Per Gessle
„Im Umgang mit Musik geht das Interesse daran verloren, was da eigentlich gerade läuft.“
Zur Person
Per Gessle, geboren 1959 im schwedischen Halmstad, gründete noch als Teenager die Wave-Punk-Band Grape Rock, die zwar laut, aber erfolglos war. Besser erging es ihm mit der Band Gyllene Tider, deren oft ironische Poprock-Stücke in Schweden sehr beliebt waren. Zusammen mit der Sängerin Marie Fredriksson, die Gessle per Zufall in einem Musikstudio traf, gründete er 1986 das Duo Roxette. Der Erfolg blieb anfangs auf Schweden begrenzt, mit der Single „The Look“ gelang der Band 1989 ihr erster Welterfolg. Roxette landeten in den USA vier Nummer-Eins-Hits, 19 ihrer Singles kamen in die britischen Top-40. Gessle, der auch ein Hotel betreibt, nimmt unter eigenem Namen Platten auf Schwedisch und Englisch auf. Auch seine alte Band Gyllene Tider gibt es wieder. Gessle lebt mit Frau und Sohn bei Halmstad.

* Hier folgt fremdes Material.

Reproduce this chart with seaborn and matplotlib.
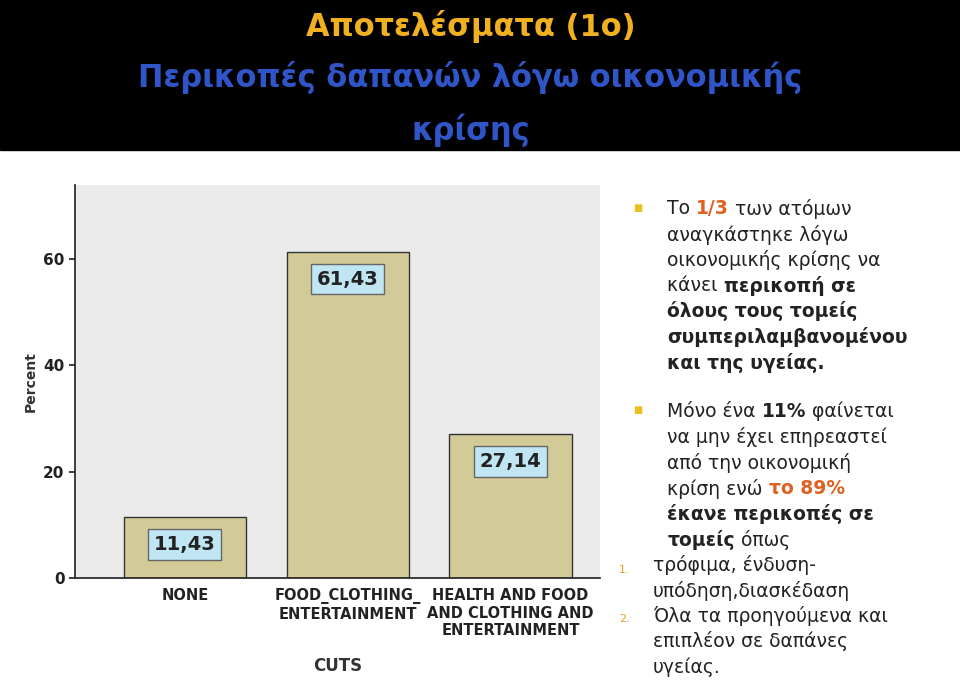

Halmstad, 27.04.2016. Die Ansage des Managements im Vorgespräch war eindeutig. Den Fokus unbedingt auf das neue Roxette-Album legen und bitte keine Fragen zur Entscheidung von Marie Fredriksson, aus gesundheitlichen Gründen nie mehr live zu spielen. Die Interview-Realität gestaltete sich anders. Gleich in seiner ersten Antwort ging Per Gessle von selbst auf den Entschluss seiner langjährigen Duo-Partnerin ein. Danach geht das Gespräch seinen Weg: Der 57-Jährige zeigt sich als Experte für die Popgeschichte, berichtet von seinen Treffen mit seinem Kumpel Björn Ulvaeus von ABBA und verhehlt nicht, dass seine Band heute zur Kategorie der Oldies zählt.

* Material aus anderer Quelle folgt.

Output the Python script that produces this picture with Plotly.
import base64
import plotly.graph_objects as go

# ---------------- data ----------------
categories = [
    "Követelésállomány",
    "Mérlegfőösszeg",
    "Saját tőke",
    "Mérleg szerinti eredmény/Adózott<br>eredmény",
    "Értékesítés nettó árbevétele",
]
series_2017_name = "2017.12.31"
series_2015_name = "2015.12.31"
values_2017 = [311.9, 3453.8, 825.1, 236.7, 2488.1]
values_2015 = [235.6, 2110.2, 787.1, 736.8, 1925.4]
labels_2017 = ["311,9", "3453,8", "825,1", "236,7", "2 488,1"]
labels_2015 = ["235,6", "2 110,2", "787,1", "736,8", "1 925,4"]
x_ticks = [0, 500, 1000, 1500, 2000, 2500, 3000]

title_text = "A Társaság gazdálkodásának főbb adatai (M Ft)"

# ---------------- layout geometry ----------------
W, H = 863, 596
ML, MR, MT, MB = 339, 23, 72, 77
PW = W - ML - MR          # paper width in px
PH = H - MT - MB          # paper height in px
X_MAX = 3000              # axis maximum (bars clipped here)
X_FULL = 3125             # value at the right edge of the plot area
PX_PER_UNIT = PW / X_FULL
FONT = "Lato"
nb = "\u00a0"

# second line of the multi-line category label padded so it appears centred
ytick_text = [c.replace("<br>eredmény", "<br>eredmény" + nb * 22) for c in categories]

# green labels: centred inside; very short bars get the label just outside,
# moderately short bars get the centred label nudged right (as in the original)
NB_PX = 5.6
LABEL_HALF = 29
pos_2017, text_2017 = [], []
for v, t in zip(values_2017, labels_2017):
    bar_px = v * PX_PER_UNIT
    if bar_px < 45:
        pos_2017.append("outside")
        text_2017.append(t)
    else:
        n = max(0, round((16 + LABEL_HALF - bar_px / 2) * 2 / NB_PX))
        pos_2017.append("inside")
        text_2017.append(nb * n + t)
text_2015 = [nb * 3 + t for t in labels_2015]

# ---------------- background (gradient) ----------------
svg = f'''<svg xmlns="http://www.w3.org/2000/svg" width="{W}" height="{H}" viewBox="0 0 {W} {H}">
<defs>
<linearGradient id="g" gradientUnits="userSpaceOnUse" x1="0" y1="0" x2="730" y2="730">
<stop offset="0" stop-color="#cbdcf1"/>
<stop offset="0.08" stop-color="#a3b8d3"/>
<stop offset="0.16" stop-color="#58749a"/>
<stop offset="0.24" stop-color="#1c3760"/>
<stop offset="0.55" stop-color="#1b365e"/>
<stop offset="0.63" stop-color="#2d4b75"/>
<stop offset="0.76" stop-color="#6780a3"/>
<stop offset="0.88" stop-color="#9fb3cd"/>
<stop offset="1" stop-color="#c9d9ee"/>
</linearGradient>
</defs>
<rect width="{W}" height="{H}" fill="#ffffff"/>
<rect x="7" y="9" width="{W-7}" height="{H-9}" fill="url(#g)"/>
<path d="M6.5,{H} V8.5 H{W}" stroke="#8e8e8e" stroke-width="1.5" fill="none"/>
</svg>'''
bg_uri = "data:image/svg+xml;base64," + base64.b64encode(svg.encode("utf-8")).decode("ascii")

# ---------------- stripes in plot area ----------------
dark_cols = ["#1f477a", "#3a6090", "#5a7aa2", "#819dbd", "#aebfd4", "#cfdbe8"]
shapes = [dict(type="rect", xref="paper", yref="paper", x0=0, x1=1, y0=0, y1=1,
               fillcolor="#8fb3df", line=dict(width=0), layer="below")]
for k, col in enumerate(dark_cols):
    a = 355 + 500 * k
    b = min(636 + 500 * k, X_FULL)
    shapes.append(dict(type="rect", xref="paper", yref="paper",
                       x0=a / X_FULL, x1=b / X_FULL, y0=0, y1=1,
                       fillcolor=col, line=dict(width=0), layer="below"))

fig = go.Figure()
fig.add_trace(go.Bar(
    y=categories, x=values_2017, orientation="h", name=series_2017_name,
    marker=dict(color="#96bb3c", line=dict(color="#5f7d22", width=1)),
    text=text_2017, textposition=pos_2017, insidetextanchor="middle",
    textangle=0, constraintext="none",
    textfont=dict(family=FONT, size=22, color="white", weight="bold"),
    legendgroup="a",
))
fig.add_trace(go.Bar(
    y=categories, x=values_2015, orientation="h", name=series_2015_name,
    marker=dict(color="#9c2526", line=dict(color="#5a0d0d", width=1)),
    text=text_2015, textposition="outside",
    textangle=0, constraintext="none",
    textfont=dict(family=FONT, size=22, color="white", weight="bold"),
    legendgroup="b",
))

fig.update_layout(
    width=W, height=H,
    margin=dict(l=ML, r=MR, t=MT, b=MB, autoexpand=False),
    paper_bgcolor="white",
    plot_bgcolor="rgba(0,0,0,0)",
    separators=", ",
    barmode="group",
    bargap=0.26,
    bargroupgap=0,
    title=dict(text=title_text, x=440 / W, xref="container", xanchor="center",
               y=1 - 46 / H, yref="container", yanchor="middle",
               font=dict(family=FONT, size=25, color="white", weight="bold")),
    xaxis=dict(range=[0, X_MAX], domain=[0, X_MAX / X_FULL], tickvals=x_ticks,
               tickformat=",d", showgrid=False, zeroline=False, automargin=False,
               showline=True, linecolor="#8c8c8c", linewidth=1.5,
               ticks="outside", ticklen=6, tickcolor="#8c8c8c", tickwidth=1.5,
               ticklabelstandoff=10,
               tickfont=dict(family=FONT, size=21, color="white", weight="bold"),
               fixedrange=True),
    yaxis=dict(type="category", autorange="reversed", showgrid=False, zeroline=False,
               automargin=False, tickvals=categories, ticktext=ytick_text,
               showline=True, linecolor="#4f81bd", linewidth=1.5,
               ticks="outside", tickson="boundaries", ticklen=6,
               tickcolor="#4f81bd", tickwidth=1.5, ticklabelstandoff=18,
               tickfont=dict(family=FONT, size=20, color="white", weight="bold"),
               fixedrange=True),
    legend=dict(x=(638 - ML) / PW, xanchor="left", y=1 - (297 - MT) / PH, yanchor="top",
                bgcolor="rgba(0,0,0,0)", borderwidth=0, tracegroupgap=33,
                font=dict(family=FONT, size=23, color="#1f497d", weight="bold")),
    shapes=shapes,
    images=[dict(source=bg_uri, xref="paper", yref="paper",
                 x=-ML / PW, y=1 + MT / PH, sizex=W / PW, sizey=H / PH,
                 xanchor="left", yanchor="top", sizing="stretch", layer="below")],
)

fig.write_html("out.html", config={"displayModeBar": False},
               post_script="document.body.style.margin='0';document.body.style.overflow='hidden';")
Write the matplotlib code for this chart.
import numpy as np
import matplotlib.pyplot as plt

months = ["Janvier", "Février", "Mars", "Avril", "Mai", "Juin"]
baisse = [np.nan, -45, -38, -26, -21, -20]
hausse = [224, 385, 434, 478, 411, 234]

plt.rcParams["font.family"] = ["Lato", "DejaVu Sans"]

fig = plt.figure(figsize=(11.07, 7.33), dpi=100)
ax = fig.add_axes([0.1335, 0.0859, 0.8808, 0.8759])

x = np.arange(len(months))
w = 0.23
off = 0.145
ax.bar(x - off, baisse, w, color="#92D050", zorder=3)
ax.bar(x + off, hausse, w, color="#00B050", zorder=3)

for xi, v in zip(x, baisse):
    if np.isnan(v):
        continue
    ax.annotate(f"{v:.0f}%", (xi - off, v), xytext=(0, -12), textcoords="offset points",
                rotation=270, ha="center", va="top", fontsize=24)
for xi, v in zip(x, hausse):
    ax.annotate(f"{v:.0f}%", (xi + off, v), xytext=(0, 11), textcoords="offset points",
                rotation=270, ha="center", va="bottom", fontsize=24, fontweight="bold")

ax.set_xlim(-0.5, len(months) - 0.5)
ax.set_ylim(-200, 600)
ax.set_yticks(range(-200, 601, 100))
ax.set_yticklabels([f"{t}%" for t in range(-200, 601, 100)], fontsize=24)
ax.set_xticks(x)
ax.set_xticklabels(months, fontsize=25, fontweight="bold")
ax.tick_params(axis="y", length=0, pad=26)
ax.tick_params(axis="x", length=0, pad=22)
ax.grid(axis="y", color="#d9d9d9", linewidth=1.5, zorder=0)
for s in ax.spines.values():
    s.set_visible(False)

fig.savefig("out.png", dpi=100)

Herr Gessle, Ihr neues Album heißt „Good Karma“. Wann ist Ihnen zum letzten Mal gutes Karma widerfahren?
2002 wurde bei Marie ein Hirntumor entdeckt. Diese Diagnose hat ihr und damit auch mein Leben komplett auf den Kopf gestellt. Drei Jahre lang betrat sie keine Bühne mehr und musste sich mühsam alles, was vor der Behandlung sehr einfach gewesen war, neu erarbeiten. Als wir dann die ersten gemeinsamen Auftritte planten, fragte ich Marie: „Ist es das wert?“ Sie sagte: „Das werden wir sehen.“ Sie wusste um das Risiko. Sie hatte auch Angst. Aber sie hat es gemacht, zunächst als Überraschungsgast bei meinen Solokonzerten im Mai 2009, später dann im Sommer bei den ersten Shows von Roxette.
Und wie äußerte sich das gute Karma?
(überlegt) Gutes Karma ist ja gerade nicht das zu erwartende Ergebnis einer Tat. Es geht also hier nicht um Geld. Es geht darum, dass unsere Fans in einer unglaublichen Art und Weise Anteil an ihrer Rückkehr nahmen. Wenn Marie „Listen To Your Heart“ sang, schien es mir so, als hätten ohne Übertreibung 90 Prozent der Leute Tränen in den Augen. Die Reaktion des Publikums gab ihr das Selbstvertrauen zurück, das die Krankheit ihr genommen hatte. Es hätte auch anders ausgehen können. Daher: gutes Karma. (lacht) Das ist der Grund für die vielen Shows, die folgten, bevor sie jetzt den Entschluss fasste, damit aufzuhören.